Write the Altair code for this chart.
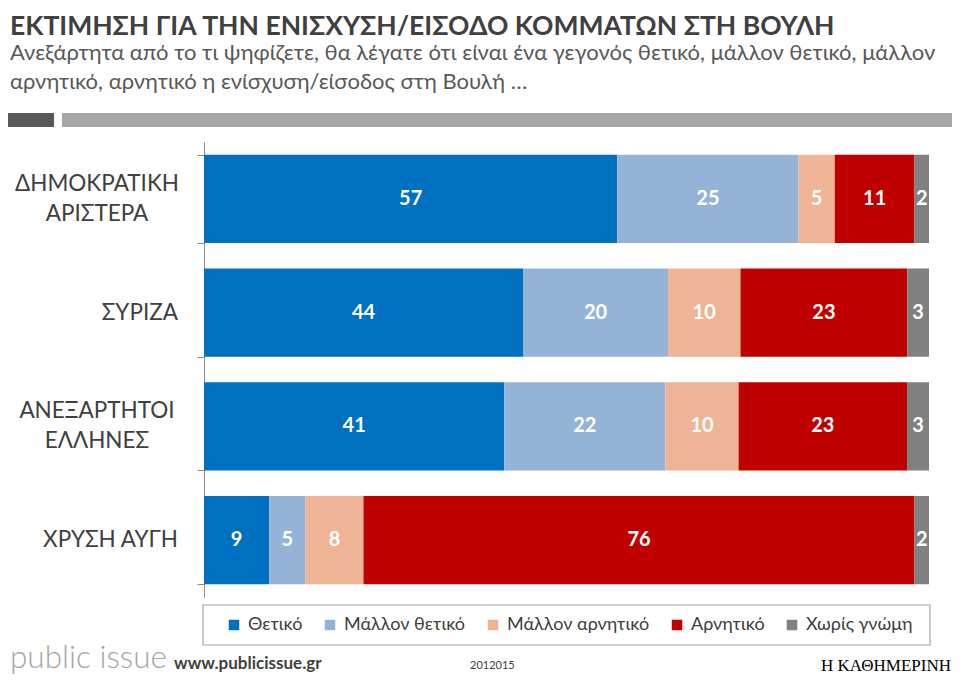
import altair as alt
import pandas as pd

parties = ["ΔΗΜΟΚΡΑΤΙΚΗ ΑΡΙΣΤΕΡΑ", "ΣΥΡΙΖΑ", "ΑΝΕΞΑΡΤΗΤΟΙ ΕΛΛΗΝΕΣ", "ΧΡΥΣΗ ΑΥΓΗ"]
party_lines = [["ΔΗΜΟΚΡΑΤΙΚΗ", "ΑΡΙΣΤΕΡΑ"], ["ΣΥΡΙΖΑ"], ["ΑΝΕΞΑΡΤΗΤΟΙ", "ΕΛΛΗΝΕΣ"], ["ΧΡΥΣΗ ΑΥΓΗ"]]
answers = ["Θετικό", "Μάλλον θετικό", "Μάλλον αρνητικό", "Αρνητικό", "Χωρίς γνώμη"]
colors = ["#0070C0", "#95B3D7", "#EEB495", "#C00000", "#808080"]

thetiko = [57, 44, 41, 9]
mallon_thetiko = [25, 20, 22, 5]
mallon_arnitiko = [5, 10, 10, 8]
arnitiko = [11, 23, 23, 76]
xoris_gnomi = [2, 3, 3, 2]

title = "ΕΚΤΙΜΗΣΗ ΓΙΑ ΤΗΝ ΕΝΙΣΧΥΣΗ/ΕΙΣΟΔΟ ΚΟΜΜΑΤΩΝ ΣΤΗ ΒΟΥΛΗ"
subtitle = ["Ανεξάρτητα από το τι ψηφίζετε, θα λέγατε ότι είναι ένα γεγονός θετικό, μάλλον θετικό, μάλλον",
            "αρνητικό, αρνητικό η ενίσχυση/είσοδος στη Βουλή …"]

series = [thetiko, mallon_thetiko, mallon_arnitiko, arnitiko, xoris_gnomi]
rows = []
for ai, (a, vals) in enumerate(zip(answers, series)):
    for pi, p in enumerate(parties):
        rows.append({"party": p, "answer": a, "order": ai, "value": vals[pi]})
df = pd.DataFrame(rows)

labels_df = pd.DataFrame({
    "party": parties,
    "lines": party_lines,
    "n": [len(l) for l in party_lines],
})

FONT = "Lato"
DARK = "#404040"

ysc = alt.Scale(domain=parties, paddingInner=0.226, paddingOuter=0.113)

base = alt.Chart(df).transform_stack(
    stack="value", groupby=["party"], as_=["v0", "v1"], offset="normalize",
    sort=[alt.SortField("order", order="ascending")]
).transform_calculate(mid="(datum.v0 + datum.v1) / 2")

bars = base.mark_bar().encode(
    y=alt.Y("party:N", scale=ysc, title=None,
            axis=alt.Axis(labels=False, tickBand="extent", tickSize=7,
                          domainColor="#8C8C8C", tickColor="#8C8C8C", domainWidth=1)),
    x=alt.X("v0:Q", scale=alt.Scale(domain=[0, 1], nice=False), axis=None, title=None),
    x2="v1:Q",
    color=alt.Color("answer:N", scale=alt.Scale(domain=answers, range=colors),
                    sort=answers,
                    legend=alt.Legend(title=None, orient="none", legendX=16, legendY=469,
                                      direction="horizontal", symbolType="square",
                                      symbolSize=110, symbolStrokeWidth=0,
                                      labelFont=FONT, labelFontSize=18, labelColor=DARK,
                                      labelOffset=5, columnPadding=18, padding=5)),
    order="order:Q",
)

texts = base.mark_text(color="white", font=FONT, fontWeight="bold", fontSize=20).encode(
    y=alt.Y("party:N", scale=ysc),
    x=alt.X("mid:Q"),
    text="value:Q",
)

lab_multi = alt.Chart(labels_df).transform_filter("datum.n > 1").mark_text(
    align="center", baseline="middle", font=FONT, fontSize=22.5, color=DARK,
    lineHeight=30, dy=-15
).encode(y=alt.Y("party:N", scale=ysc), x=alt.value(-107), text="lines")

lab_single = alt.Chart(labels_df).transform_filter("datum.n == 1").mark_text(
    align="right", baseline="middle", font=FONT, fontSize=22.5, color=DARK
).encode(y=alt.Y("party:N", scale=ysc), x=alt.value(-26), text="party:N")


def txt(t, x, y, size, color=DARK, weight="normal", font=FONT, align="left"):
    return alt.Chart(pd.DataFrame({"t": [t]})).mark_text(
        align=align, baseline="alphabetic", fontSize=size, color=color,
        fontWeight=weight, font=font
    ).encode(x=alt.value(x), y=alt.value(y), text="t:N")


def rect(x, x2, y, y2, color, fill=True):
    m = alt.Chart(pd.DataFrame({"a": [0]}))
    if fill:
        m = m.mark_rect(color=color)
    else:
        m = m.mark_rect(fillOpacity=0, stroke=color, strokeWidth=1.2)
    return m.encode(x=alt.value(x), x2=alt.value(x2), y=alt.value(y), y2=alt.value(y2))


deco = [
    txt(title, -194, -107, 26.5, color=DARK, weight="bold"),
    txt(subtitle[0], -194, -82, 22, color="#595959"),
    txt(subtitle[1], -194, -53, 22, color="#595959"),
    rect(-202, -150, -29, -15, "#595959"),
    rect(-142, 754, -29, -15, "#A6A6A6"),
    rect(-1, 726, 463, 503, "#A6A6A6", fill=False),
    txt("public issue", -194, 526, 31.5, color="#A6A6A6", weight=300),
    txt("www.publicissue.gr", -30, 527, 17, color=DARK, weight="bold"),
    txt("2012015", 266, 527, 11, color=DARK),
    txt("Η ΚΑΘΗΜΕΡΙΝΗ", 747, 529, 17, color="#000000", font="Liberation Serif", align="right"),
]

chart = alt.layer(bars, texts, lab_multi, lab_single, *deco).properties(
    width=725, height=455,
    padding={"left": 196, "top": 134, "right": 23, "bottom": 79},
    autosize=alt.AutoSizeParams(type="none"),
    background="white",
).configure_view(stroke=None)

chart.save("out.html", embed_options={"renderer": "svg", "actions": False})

- - - - -

Task details
Retype the listing exactly. Pictures do not belong in the copy.

Solution to this task
Write the Altair code for this chart.
import altair as alt
import pandas as pd

parties = ["ΔΗΜΟΚΡΑΤΙΚΗ ΑΡΙΣΤΕΡΑ", "ΣΥΡΙΖΑ", "ΑΝΕΞΑΡΤΗΤΟΙ ΕΛΛΗΝΕΣ", "ΧΡΥΣΗ ΑΥΓΗ"]
party_lines = [["ΔΗΜΟΚΡΑΤΙΚΗ", "ΑΡΙΣΤΕΡΑ"], ["ΣΥΡΙΖΑ"], ["ΑΝΕΞΑΡΤΗΤΟΙ", "ΕΛΛΗΝΕΣ"], ["ΧΡΥΣΗ ΑΥΓΗ"]]
answers = ["Θετικό", "Μάλλον θετικό", "Μάλλον αρνητικό", "Αρνητικό", "Χωρίς γνώμη"]
colors = ["#0070C0", "#95B3D7", "#EEB495", "#C00000", "#808080"]

thetiko = [57, 44, 41, 9]
mallon_thetiko = [25, 20, 22, 5]
mallon_arnitiko = [5, 10, 10, 8]
arnitiko = [11, 23, 23, 76]
xoris_gnomi = [2, 3, 3, 2]

title = "ΕΚΤΙΜΗΣΗ ΓΙΑ ΤΗΝ ΕΝΙΣΧΥΣΗ/ΕΙΣΟΔΟ ΚΟΜΜΑΤΩΝ ΣΤΗ ΒΟΥΛΗ"
subtitle = ["Ανεξάρτητα από το τι ψηφίζετε, θα λέγατε ότι είναι ένα γεγονός θετικό, μάλλον θετικό, μάλλον",
            "αρνητικό, αρνητικό η ενίσχυση/είσοδος στη Βουλή …"]

series = [thetiko, mallon_thetiko, mallon_arnitiko, arnitiko, xoris_gnomi]
rows = []
for ai, (a, vals) in enumerate(zip(answers, series)):
    for pi, p in enumerate(parties):
        rows.append({"party": p, "answer": a, "order": ai, "value": vals[pi]})
df = pd.DataFrame(rows)

labels_df = pd.DataFrame({
    "party": parties,
    "lines": party_lines,
    "n": [len(l) for l in party_lines],
})

FONT = "Lato"
DARK = "#404040"

ysc = alt.Scale(domain=parties, paddingInner=0.226, paddingOuter=0.113)

base = alt.Chart(df).transform_stack(
    stack="value", groupby=["party"], as_=["v0", "v1"], offset="normalize",
    sort=[alt.SortField("order", order="ascending")]
).transform_calculate(mid="(datum.v0 + datum.v1) / 2")

bars = base.mark_bar().encode(
    y=alt.Y("party:N", scale=ysc, title=None,
            axis=alt.Axis(labels=False, tickBand="extent", tickSize=7,
                          domainColor="#8C8C8C", tickColor="#8C8C8C", domainWidth=1)),
    x=alt.X("v0:Q", scale=alt.Scale(domain=[0, 1], nice=False), axis=None, title=None),
    x2="v1:Q",
    color=alt.Color("answer:N", scale=alt.Scale(domain=answers, range=colors),
                    sort=answers,
                    legend=alt.Legend(title=None, orient="none", legendX=16, legendY=469,
                                      direction="horizontal", symbolType="square",
                                      symbolSize=110, symbolStrokeWidth=0,
                                      labelFont=FONT, labelFontSize=18, labelColor=DARK,
                                      labelOffset=5, columnPadding=18, padding=5)),
    order="order:Q",
)

texts = base.mark_text(color="white", font=FONT, fontWeight="bold", fontSize=20).encode(
    y=alt.Y("party:N", scale=ysc),
    x=alt.X("mid:Q"),
    text="value:Q",
)

lab_multi = alt.Chart(labels_df).transform_filter("datum.n > 1").mark_text(
    align="center", baseline="middle", font=FONT, fontSize=22.5, color=DARK,
    lineHeight=30, dy=-15
).encode(y=alt.Y("party:N", scale=ysc), x=alt.value(-107), text="lines")

lab_single = alt.Chart(labels_df).transform_filter("datum.n == 1").mark_text(
    align="right", baseline="middle", font=FONT, fontSize=22.5, color=DARK
).encode(y=alt.Y("party:N", scale=ysc), x=alt.value(-26), text="party:N")


def txt(t, x, y, size, color=DARK, weight="normal", font=FONT, align="left"):
    return alt.Chart(pd.DataFrame({"t": [t]})).mark_text(
        align=align, baseline="alphabetic", fontSize=size, color=color,
        fontWeight=weight, font=font
    ).encode(x=alt.value(x), y=alt.value(y), text="t:N")


def rect(x, x2, y, y2, color, fill=True):
    m = alt.Chart(pd.DataFrame({"a": [0]}))
    if fill:
        m = m.mark_rect(color=color)
    else:
        m = m.mark_rect(fillOpacity=0, stroke=color, strokeWidth=1.2)
    return m.encode(x=alt.value(x), x2=alt.value(x2), y=alt.value(y), y2=alt.value(y2))


deco = [
    txt(title, -194, -107, 26.5, color=DARK, weight="bold"),
    txt(subtitle[0], -194, -82, 22, color="#595959"),
    txt(subtitle[1], -194, -53, 22, color="#595959"),
    rect(-202, -150, -29, -15, "#595959"),
    rect(-142, 754, -29, -15, "#A6A6A6"),
    rect(-1, 726, 463, 503, "#A6A6A6", fill=False),
    txt("public issue", -194, 526, 31.5, color="#A6A6A6", weight=300),
    txt("www.publicissue.gr", -30, 527, 17, color=DARK, weight="bold"),
    txt("2012015", 266, 527, 11, color=DARK),
    txt("Η ΚΑΘΗΜΕΡΙΝΗ", 747, 529, 17, color="#000000", font="Liberation Serif", align="right"),
]

chart = alt.layer(bars, texts, lab_multi, lab_single, *deco).properties(
    width=725, height=455,
    padding={"left": 196, "top": 134, "right": 23, "bottom": 79},
    autosize=alt.AutoSizeParams(type="none"),
    background="white",
).configure_view(stroke=None)

chart.save("out.html", embed_options={"renderer": "svg", "actions": False})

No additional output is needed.